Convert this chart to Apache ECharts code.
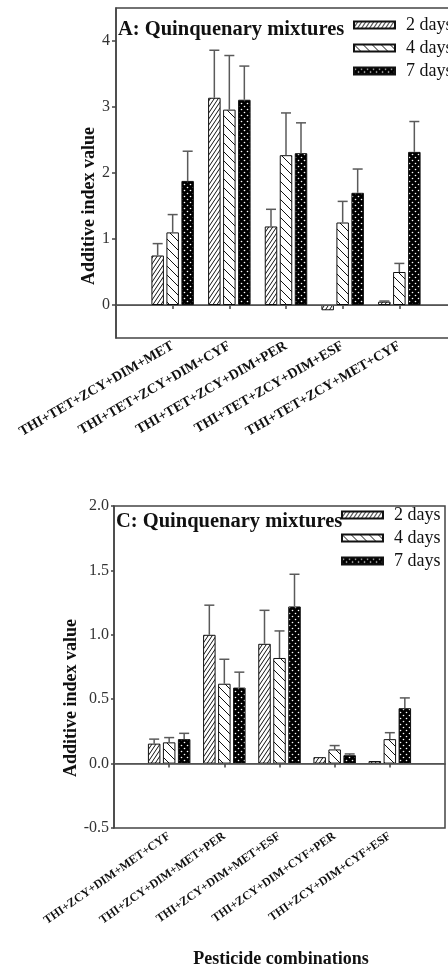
<!DOCTYPE html>
<html>
<head>
<meta charset="utf-8">
<script src="https://cdn.jsdelivr.net/npm/echarts@6/dist/echarts.min.js"></script>
<style>
  html, body { margin: 0; padding: 0; background: #fff; overflow: hidden; }
  #chart { width: 460px; height: 972px; }
</style>
</head>
<body>
<div id="chart"></div>
<script>
// panel A - quinquenary mixtures
const catsA = ["THI+TET+ZCY+DIM+MET", "THI+TET+ZCY+DIM+CYF", "THI+TET+ZCY+DIM+PER", "THI+TET+ZCY+DIM+ESF", "THI+TET+ZCY+MET+CYF"];
const a2 = [0.75, 3.14, 1.19, -0.08, 0.05];
const a2Err = [0.18, 0.72, 0.26, 0, 0.01];
const a4 = [1.10, 2.96, 2.27, 1.25, 0.50];
const a4Err = [0.27, 0.82, 0.64, 0.32, 0.13];
const a7 = [1.88, 3.11, 2.30, 1.70, 2.32];
const a7Err = [0.45, 0.51, 0.46, 0.36, 0.46];
const yTicksA = [0, 1, 2, 3, 4];

// panel C - quinquenary mixtures
const catsC = ["THI+ZCY+DIM+MET+CYF", "THI+ZCY+DIM+MET+PER", "THI+ZCY+DIM+MET+ESF", "THI+ZCY+DIM+CYF+PER", "THI+ZCY+DIM+CYF+ESF"];
const c2 = [0.155, 1.00, 0.93, 0.05, 0.02];
const c2Err = [0.035, 0.23, 0.26, 0, 0];
const c4 = [0.165, 0.62, 0.82, 0.11, 0.19];
const c4Err = [0.037, 0.19, 0.21, 0.03, 0.05];
const c7 = [0.19, 0.59, 1.22, 0.065, 0.43];
const c7Err = [0.045, 0.12, 0.25, 0.01, 0.08];

const dayNames = ["2 days", "4 days", "7 days"];
const xTicks = [1, 2, 3, 4, 5];

const serif = "'Liberation Serif', 'DejaVu Serif', serif";
const axisColor = "#444";
const errColor = "#5a5a5a";

// fill patterns for the bars
function makeTile(w, h, draw) {
  const c = document.createElement("canvas");
  c.width = w;
  c.height = h;
  draw(c.getContext("2d"), w, h);
  return { image: c, repeat: "repeat" };
}

const fwdHatch = makeTile(4, 6, (ctx, w, h) => {
  ctx.fillStyle = "#fff";
  ctx.fillRect(0, 0, w, h);
  ctx.strokeStyle = "#111";
  ctx.lineWidth = 1;
  for (let k = -1; k <= 1; k++) {
    ctx.beginPath();
    ctx.moveTo(k * w, h);
    ctx.lineTo(k * w + w, 0);
    ctx.stroke();
  }
});

const backHatch = makeTile(9, 9, (ctx, w, h) => {
  ctx.fillStyle = "#fff";
  ctx.fillRect(0, 0, w, h);
  ctx.strokeStyle = "#111";
  ctx.lineWidth = 1;
  for (let k = -1; k <= 1; k++) {
    ctx.beginPath();
    ctx.moveTo(k * w, 0);
    ctx.lineTo(k * w + w, h);
    ctx.stroke();
  }
});

const dots = makeTile(6, 6, (ctx, w, h) => {
  ctx.fillStyle = "#000";
  ctx.fillRect(0, 0, w, h);
  ctx.fillStyle = "#fff";
  [[1.5, 1.5], [4.5, 4.5]].forEach(([x, y]) => {
    ctx.beginPath();
    ctx.arc(x, y, 0.8, 0, Math.PI * 2);
    ctx.fill();
  });
});

const fills = [fwdHatch, backHatch, dots];

const chart = echarts.init(document.getElementById("chart"));

function barSeries(idx, gridIdx, vals, withZero) {
  const s = {
    type: "bar",
    name: dayNames[idx],
    xAxisIndex: gridIdx,
    yAxisIndex: gridIdx,
    barWidth: 12.5,
    barGap: "20%",
    data: vals.map((v, i) => [xTicks[i], v]),
    itemStyle: { color: fills[idx], borderColor: "#111", borderWidth: 1 },
    silent: true,
  };
  if (withZero) {
    s.markLine = {
      silent: true,
      symbol: "none",
      label: { show: false },
      lineStyle: { color: "#555", width: 1, type: "solid" },
      data: [{ yAxis: 0 }],
    };
  }
  return s;
}

// error bars, drawn upward only, shifted onto each bar of the group
function errorSeries(gridIdx, groups) {
  const data = [];
  groups.forEach(([vals, errs], k) => {
    vals.forEach((v, i) => data.push([xTicks[i], v, errs[i], k]));
  });
  return {
    type: "custom",
    xAxisIndex: gridIdx,
    yAxisIndex: gridIdx,
    silent: true,
    z: 3,
    data: data,
    renderItem: (params, api) => {
      const e = api.value(2);
      if (!(e > 0)) return null;
      const x = api.value(0), y = api.value(1), k = api.value(3);
      const p0 = api.coord([x, y]);
      const p1 = api.coord([x, y + e]);
      const px = p0[0] + (k - 1) * 15;
      const st = { stroke: errColor, lineWidth: 1.5 };
      return {
        type: "group",
        children: [
          { type: "line", shape: { x1: px, y1: p0[1], x2: px, y2: p1[1] }, style: st },
          { type: "line", shape: { x1: px - 5, y1: p1[1], x2: px + 5, y2: p1[1] }, style: st },
        ],
      };
    },
  };
}

function xAxisFor(gridIdx, cats, size, rot) {
  return {
    type: "value",
    gridIndex: gridIdx,
    min: 0,
    max: 6,
    splitLine: { show: false },
    axisLine: { lineStyle: { color: axisColor, width: 1.5 } },
    axisTick: { customValues: xTicks, length: 4, lineStyle: { color: axisColor, width: 1.5 } },
    axisLabel: {
      customValues: xTicks,
      rotate: rot,
      margin: 7,
      formatter: (v) => cats[v - 1] || "",
      fontFamily: serif,
      fontWeight: "bold",
      fontSize: size,
      color: "#111",
    },
  };
}

const yLabelStyle = { fontFamily: serif, fontSize: 16, color: "#333" };

const legendBase = {
  orient: "vertical",
  icon: "rect",
  padding: 0,
  itemWidth: 41,
  itemHeight: 7,
  itemGap: 5,
  data: dayNames,
  selectedMode: false,
  textStyle: { fontFamily: serif, fontSize: 18, color: "#111", lineHeight: 18, padding: [0, 0, 0, 6] },
};

const titleStyle = { fontFamily: serif, fontWeight: "bold", fontSize: 20.5, color: "#111" };
const nameFont = "bold 18px " + serif;

const option = {
  animation: false,
  title: [
    { text: "A: Quinquenary mixtures", left: 118, top: 19, padding: 0, textStyle: titleStyle },
    { text: "C: Quinquenary mixtures", left: 116, top: 511, padding: 0, textStyle: titleStyle },
  ],
  legend: [
    Object.assign({}, legendBase, { left: 353, top: 16 }),
    Object.assign({}, legendBase, { left: 341, top: 506 }),
  ],
  grid: [
    { left: 116, top: 8, width: 340, height: 330, show: true, borderColor: axisColor, borderWidth: 1.5 },
    { left: 114, top: 506, width: 331, height: 322, show: true, borderColor: axisColor, borderWidth: 1.5 },
  ],
  xAxis: [xAxisFor(0, catsA, 14, 30), xAxisFor(1, catsC, 12, 35)],
  yAxis: [
    {
      type: "value",
      gridIndex: 0,
      min: -0.5,
      max: 4.5,
      splitLine: { show: false },
      axisLine: { show: true, lineStyle: { color: axisColor, width: 1.5 } },
      axisTick: { show: true, customValues: yTicksA, length: 4, lineStyle: { color: axisColor, width: 1.5 } },
      axisLabel: Object.assign({ customValues: yTicksA, margin: 6 }, yLabelStyle),
    },
    {
      type: "value",
      gridIndex: 1,
      min: -0.5,
      max: 2.0,
      interval: 0.5,
      splitLine: { show: false },
      axisLine: { show: true, lineStyle: { color: axisColor, width: 1.5 } },
      axisTick: { show: true, length: 3, lineStyle: { color: axisColor, width: 1.5 } },
      axisLabel: Object.assign({ margin: 5, formatter: (v) => v.toFixed(1) }, yLabelStyle),
    },
  ],
  graphic: [
    {
      type: "text", x: 89, y: 206, rotation: Math.PI / 2,
      style: { text: "Additive index value", font: nameFont, fill: "#111", textAlign: "center", textVerticalAlign: "middle" },
    },
    {
      type: "text", x: 71, y: 698, rotation: Math.PI / 2,
      style: { text: "Additive index value", font: nameFont, fill: "#111", textAlign: "center", textVerticalAlign: "middle" },
    },
    {
      type: "text", x: 281, y: 959,
      style: { text: "Pesticide combinations", font: nameFont, fill: "#111", textAlign: "center", textVerticalAlign: "middle" },
    },
  ],
  series: [
    barSeries(0, 0, a2, true),
    barSeries(1, 0, a4, false),
    barSeries(2, 0, a7, false),
    errorSeries(0, [[a2, a2Err], [a4, a4Err], [a7, a7Err]]),
    barSeries(0, 1, c2, true),
    barSeries(1, 1, c4, false),
    barSeries(2, 1, c7, false),
    errorSeries(1, [[c2, c2Err], [c4, c4Err], [c7, c7Err]]),
  ],
};

chart.setOption(option);
</script>
</body>
</html>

================================

| WHAT IS BEING ASKED |
Could the lines from the top of the material through the line with "const yTicksA = [0, 1, 2, 3, 4];" be repeated exactly, pictures left out?

| FINAL RESULT |
Convert this chart to Apache ECharts code.
<!DOCTYPE html>
<html>
<head>
<meta charset="utf-8">
<script src="https://cdn.jsdelivr.net/npm/echarts@6/dist/echarts.min.js"></script>
<style>
  html, body { margin: 0; padding: 0; background: #fff; overflow: hidden; }
  #chart { width: 460px; height: 972px; }
</style>
</head>
<body>
<div id="chart"></div>
<script>
// panel A - quinquenary mixtures
const catsA = ["THI+TET+ZCY+DIM+MET", "THI+TET+ZCY+DIM+CYF", "THI+TET+ZCY+DIM+PER", "THI+TET+ZCY+DIM+ESF", "THI+TET+ZCY+MET+CYF"];
const a2 = [0.75, 3.14, 1.19, -0.08, 0.05];
const a2Err = [0.18, 0.72, 0.26, 0, 0.01];
const a4 = [1.10, 2.96, 2.27, 1.25, 0.50];
const a4Err = [0.27, 0.82, 0.64, 0.32, 0.13];
const a7 = [1.88, 3.11, 2.30, 1.70, 2.32];
const a7Err = [0.45, 0.51, 0.46, 0.36, 0.46];
const yTicksA = [0, 1, 2, 3, 4];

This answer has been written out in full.